Ojciec Dehon pielgrzymował tam kilkakrotnie, dwie wizyty jednak miały szczególne znaczenie zarówno dla niego samego, jak i dla całego zgromadzenia. Mają one związek przede wszystkim z podjęciem decyzji o założeniu przez niego nowej wspólnoty zakonnej.
Pierwsza z tych ważnych wizyt odbyła się na początku 1877 roku. Ojciec Dehon towarzyszył w podróży do Rzymu biskupowi swojej diecezji, Odonowi Thibaudierowi, zresztą na jego osobistą prośbę, gdzie biskup udał się z wizytą ad limina. W czasie tej podróży odwiedzili oni Loreto i tam 14 lutego, w Środę Popielcową, odprawili Eucharystię w Świętym Domu.
Nie wiemy, czy coś się stało podczas tej Mszy Świętej, czy też o. Dehon przeżył jakieś doświadczenie duchowe w czasie osobistej modlitwy w tym świętym miejscu i to już pozostanie na zawsze tajemnicą. Jednakże ta wizyta musiała być szczególna i znacząca dla o. Dehona, zwłaszcza z perspektywy przeświadczenia o potrzebie założenia przez niego Zgromadzenia Księży Najświętszego Serca Jezusowego. To doświadczenie podczas wizyty w 1877 roku, jakiejkolwiek było natury, wyryło się w pamięci o. Dehona tak mocno, że siedemnaście lat później, bo w 1894 roku, kiedy ponownie odwiedził to sanktuarium, z tego miejsca napisał list do swojego współbrata, a wcześniej nowicjusza ks. Stanisława Falleura. Czytamy w nim: „Przed chwilą odprawiłem Mszę Świętą w Świętym Domu. To tutaj właśnie narodziło się zgromadzenie w 1877 roku. Oby mogło tutaj odnaleźć dzisiaj nowe życie!”.

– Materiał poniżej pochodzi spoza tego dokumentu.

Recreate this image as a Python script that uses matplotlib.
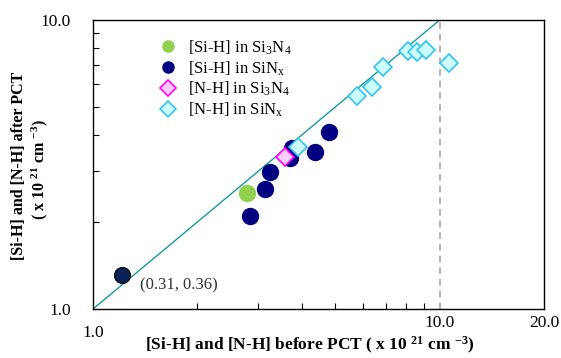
import matplotlib
matplotlib.use("Agg")
import matplotlib.pyplot as plt
from matplotlib.ticker import FixedLocator, NullFormatter
import matplotlib.transforms as mtransforms

plt.rcParams['font.family'] = ['Liberation Serif', 'DejaVu Serif']
plt.rcParams['mathtext.default'] = 'regular'

# concentrations (x 10^21 cm^-3): before PCT vs after PCT
sih_si3n4_before = [2.78]
sih_si3n4_after = [2.51]

sih_sinx_before = [2.84, 3.13, 3.23, 3.74, 3.70, 4.36, 4.80]
sih_sinx_after = [2.10, 2.61, 2.98, 3.60, 3.33, 3.50, 4.11]

nh_si3n4_before = [3.58]
nh_si3n4_after = [3.37]

nh_sinx_before = [3.91, 5.79, 6.39, 6.88, 8.09, 8.62, 9.13, 10.64]
nh_sinx_after = [3.64, 5.47, 5.85, 6.86, 7.83, 7.73, 7.87, 7.08]

# separate reference sample with its own annotation
ref_before = [1.21]
ref_after = [1.31]
ref_label = "(0.31, 0.36)"

fig = plt.figure(figsize=(5.61, 3.58), dpi=100)
ax = fig.add_axes([0.1658, 0.1369, 0.9697 - 0.1658, 0.9441 - 0.1369])

ax.set_xscale('log')
ax.set_yscale('log')
ax.set_xlim(1.0, 20.0)
ax.set_ylim(1.0, 10.0)

# y = x guide and the 10.0 marker line
ax.plot([1.0, 10.0], [1.0, 10.0], color='#1a9a9a', lw=1.0, zorder=2)
ax.axvline(10.0, color='#a6a6a6', lw=1.2, ls=(0, (4, 3)), zorder=1)

ax.plot(ref_before, ref_after, 'o', ms=11.5, mfc='#0b2158', mec='black', mew=0.8, zorder=3)
ax.plot(sih_si3n4_before, sih_si3n4_after, 'o', ms=11.5, mfc='#92d050', mec='#92d050',
        zorder=3, label='[Si-H] in Si$_3$N$_4$')
ax.plot(sih_sinx_before, sih_sinx_after, 'o', ms=11.5, mfc='#000080', mec='#000080',
        zorder=3, label='[Si-H] in SiN$_x$')
ax.plot(nh_si3n4_before, nh_si3n4_after, 'D', ms=9, mfc='#ffccff', mec='#ff00ff', mew=1.2,
        zorder=4, label='[N-H] in Si$_3$N$_4$')
ax.plot(nh_sinx_before, nh_sinx_after, 'D', ms=9, mfc='#ccffff', mec='#33c3f0', mew=1.2,
        zorder=4, label='[N-H] in SiN$_x$')

ax.text(1.37, 1.205, ref_label, fontsize=12, color='#333333', va='center', ha='left')

# ticks: minor 2..9 on both axes, pointing inside
ax.xaxis.set_major_locator(FixedLocator([1.0, 10.0, 20.0]))
ax.xaxis.set_minor_locator(FixedLocator([2, 3, 4, 5, 6, 7, 8, 9]))
ax.yaxis.set_major_locator(FixedLocator([1.0, 10.0]))
ax.yaxis.set_minor_locator(FixedLocator([2, 3, 4, 5, 6, 7, 8, 9]))
ax.xaxis.set_minor_formatter(NullFormatter())
ax.yaxis.set_minor_formatter(NullFormatter())
ax.set_xticklabels(['', '10.0', '20.0'])
ax.set_yticklabels(['1.0', '10.0'])
ax.tick_params(which='both', direction='in', length=4, width=0.8, top=False, right=False)
ax.tick_params(axis='x', which='major', length=0, pad=4, labelsize=12.5)
ax.tick_params(axis='y', which='major', length=0, pad=16, labelsize=12.5)

# the 1.0 label on x sits a little lower than the others
trans = mtransforms.blended_transform_factory(ax.transData, ax.transAxes)
ax.text(1.0, -0.055, '1.0', transform=trans, ha='center', va='top', fontsize=12.5)

for s in ax.spines.values():
    s.set_linewidth(1.0)
    s.set_color('black')

fig.text(0.5526, 0.034, '[Si-H] and [N-H] before PCT ( x 10 $^{21}$ cm $^{-3}$)',
         ha='center', va='center', fontsize=12.5, fontweight='bold')
fig.text(0.034, 0.536, '[Si-H] and [N-H] after PCT', rotation=90, ha='center', va='center',
         fontsize=11.5, fontweight='bold')
fig.text(0.070, 0.525, '( x 10 $^{21}$ cm $^{-3}$)', rotation=90, ha='center', va='center',
         fontsize=11.5, fontweight='bold')

leg = ax.legend(loc='upper left', bbox_to_anchor=(0.13, 0.96), frameon=False, fontsize=12,
                handletextpad=0.6, labelspacing=0.15, handlelength=1.2, borderaxespad=0)
for h in leg.legend_handles:
    h.set_markersize(8)

fig.savefig('out.png', dpi=100)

Te tylko trzy zdania zaczerpnięte z korespondencji o. Dehona pokazują jak ważna dla powstania Zgromadzenia Księży Sercanów była wizyta jego Założyciela w Loreto. To także wskazuje na głęboko maryjną duchowość o. Dehona, którą przekazał swoim synom duchowym, a także wszystkim tym, którzy pragną żyć duchowością Zgromadzenia Księży Najświętszego Serca Jezusowego.